> [Set task]: Will you output all of the data below exactly, omitting the images?

> [Data rows]:
====

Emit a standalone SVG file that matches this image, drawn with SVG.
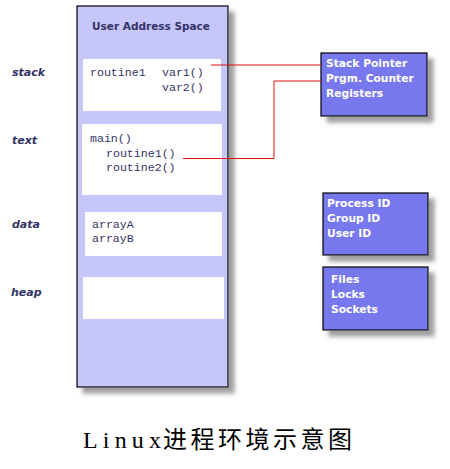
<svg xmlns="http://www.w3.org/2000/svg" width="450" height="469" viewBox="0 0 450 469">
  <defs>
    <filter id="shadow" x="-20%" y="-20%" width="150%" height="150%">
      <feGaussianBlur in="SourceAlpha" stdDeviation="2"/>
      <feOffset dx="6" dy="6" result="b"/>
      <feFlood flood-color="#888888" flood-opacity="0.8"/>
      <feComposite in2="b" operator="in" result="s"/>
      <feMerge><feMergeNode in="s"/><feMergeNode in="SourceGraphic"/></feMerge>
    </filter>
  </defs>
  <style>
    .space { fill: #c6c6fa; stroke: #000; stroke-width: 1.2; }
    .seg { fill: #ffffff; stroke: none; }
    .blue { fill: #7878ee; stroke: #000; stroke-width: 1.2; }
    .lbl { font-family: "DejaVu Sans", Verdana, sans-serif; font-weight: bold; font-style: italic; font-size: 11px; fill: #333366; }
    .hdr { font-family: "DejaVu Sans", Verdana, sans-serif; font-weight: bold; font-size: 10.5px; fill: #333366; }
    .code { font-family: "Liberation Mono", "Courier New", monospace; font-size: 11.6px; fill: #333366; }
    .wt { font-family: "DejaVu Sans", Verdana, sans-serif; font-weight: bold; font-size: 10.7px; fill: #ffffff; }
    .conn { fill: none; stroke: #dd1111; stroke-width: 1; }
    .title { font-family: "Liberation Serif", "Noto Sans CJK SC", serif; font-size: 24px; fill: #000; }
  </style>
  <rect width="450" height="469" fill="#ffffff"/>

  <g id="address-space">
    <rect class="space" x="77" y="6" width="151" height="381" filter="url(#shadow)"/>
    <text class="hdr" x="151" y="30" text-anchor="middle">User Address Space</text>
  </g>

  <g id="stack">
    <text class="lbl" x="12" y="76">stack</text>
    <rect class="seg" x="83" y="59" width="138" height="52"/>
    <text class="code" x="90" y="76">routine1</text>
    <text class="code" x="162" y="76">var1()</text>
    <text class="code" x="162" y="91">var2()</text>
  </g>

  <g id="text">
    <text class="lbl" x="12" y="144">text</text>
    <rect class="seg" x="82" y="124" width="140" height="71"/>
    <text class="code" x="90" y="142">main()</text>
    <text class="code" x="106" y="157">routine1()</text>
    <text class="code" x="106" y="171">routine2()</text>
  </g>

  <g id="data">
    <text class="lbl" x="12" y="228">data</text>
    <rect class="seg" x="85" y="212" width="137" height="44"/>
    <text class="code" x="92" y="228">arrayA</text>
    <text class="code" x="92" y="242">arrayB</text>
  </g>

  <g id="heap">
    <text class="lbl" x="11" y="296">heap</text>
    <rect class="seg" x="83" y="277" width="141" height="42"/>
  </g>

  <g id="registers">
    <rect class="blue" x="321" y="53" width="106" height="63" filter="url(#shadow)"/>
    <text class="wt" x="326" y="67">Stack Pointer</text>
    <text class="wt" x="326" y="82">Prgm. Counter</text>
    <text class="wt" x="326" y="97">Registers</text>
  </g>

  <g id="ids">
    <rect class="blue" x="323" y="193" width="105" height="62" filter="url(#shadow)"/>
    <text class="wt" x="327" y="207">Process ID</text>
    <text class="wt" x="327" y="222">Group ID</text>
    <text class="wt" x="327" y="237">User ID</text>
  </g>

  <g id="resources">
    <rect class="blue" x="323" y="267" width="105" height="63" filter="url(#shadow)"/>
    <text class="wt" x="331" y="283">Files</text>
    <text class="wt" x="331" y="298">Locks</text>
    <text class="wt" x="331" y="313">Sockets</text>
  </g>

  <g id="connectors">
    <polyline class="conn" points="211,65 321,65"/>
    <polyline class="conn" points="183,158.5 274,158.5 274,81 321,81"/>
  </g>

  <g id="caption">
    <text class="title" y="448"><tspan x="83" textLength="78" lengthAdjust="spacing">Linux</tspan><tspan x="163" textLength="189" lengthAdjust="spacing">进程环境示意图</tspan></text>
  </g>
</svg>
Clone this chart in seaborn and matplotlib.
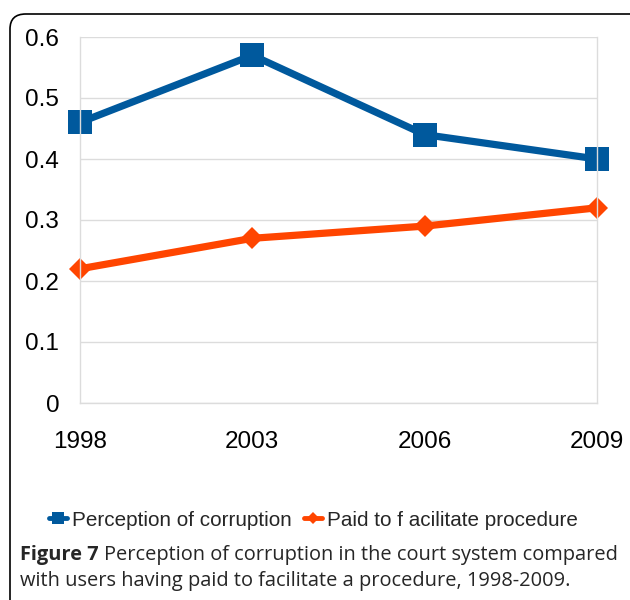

====

> [Answer for the task]:
Emit a standalone SVG file that matches this image, drawn with SVG.
<svg xmlns="http://www.w3.org/2000/svg" width="450" height="469" viewBox="0 0 450 469">
  <defs>
    <filter id="shadow" x="-20%" y="-20%" width="150%" height="150%">
      <feGaussianBlur in="SourceAlpha" stdDeviation="2"/>
      <feOffset dx="6" dy="6" result="b"/>
      <feFlood flood-color="#888888" flood-opacity="0.8"/>
      <feComposite in2="b" operator="in" result="s"/>
      <feMerge><feMergeNode in="s"/><feMergeNode in="SourceGraphic"/></feMerge>
    </filter>
  </defs>
  <style>
    .space { fill: #c6c6fa; stroke: #000; stroke-width: 1.2; }
    .seg { fill: #ffffff; stroke: none; }
    .blue { fill: #7878ee; stroke: #000; stroke-width: 1.2; }
    .lbl { font-family: "DejaVu Sans", Verdana, sans-serif; font-weight: bold; font-style: italic; font-size: 11px; fill: #333366; }
    .hdr { font-family: "DejaVu Sans", Verdana, sans-serif; font-weight: bold; font-size: 10.5px; fill: #333366; }
    .code { font-family: "Liberation Mono", "Courier New", monospace; font-size: 11.6px; fill: #333366; }
    .wt { font-family: "DejaVu Sans", Verdana, sans-serif; font-weight: bold; font-size: 10.7px; fill: #ffffff; }
    .conn { fill: none; stroke: #dd1111; stroke-width: 1; }
    .title { font-family: "Liberation Serif", "Noto Sans CJK SC", serif; font-size: 24px; fill: #000; }
  </style>
  <rect width="450" height="469" fill="#ffffff"/>

  <g id="address-space">
    <rect class="space" x="77" y="6" width="151" height="381" filter="url(#shadow)"/>
    <text class="hdr" x="151" y="30" text-anchor="middle">User Address Space</text>
  </g>

  <g id="stack">
    <text class="lbl" x="12" y="76">stack</text>
    <rect class="seg" x="83" y="59" width="138" height="52"/>
    <text class="code" x="90" y="76">routine1</text>
    <text class="code" x="162" y="76">var1()</text>
    <text class="code" x="162" y="91">var2()</text>
  </g>

  <g id="text">
    <text class="lbl" x="12" y="144">text</text>
    <rect class="seg" x="82" y="124" width="140" height="71"/>
    <text class="code" x="90" y="142">main()</text>
    <text class="code" x="106" y="157">routine1()</text>
    <text class="code" x="106" y="171">routine2()</text>
  </g>

  <g id="data">
    <text class="lbl" x="12" y="228">data</text>
    <rect class="seg" x="85" y="212" width="137" height="44"/>
    <text class="code" x="92" y="228">arrayA</text>
    <text class="code" x="92" y="242">arrayB</text>
  </g>

  <g id="heap">
    <text class="lbl" x="11" y="296">heap</text>
    <rect class="seg" x="83" y="277" width="141" height="42"/>
  </g>

  <g id="registers">
    <rect class="blue" x="321" y="53" width="106" height="63" filter="url(#shadow)"/>
    <text class="wt" x="326" y="67">Stack Pointer</text>
    <text class="wt" x="326" y="82">Prgm. Counter</text>
    <text class="wt" x="326" y="97">Registers</text>
  </g>

  <g id="ids">
    <rect class="blue" x="323" y="193" width="105" height="62" filter="url(#shadow)"/>
    <text class="wt" x="327" y="207">Process ID</text>
    <text class="wt" x="327" y="222">Group ID</text>
    <text class="wt" x="327" y="237">User ID</text>
  </g>

  <g id="resources">
    <rect class="blue" x="323" y="267" width="105" height="63" filter="url(#shadow)"/>
    <text class="wt" x="331" y="283">Files</text>
    <text class="wt" x="331" y="298">Locks</text>
    <text class="wt" x="331" y="313">Sockets</text>
  </g>

  <g id="connectors">
    <polyline class="conn" points="211,65 321,65"/>
    <polyline class="conn" points="183,158.5 274,158.5 274,81 321,81"/>
  </g>

  <g id="caption">
    <text class="title" y="448"><tspan x="83" textLength="78" lengthAdjust="spacing">Linux</tspan><tspan x="163" textLength="189" lengthAdjust="spacing">进程环境示意图</tspan></text>
  </g>
</svg>
Clone this chart in seaborn and matplotlib.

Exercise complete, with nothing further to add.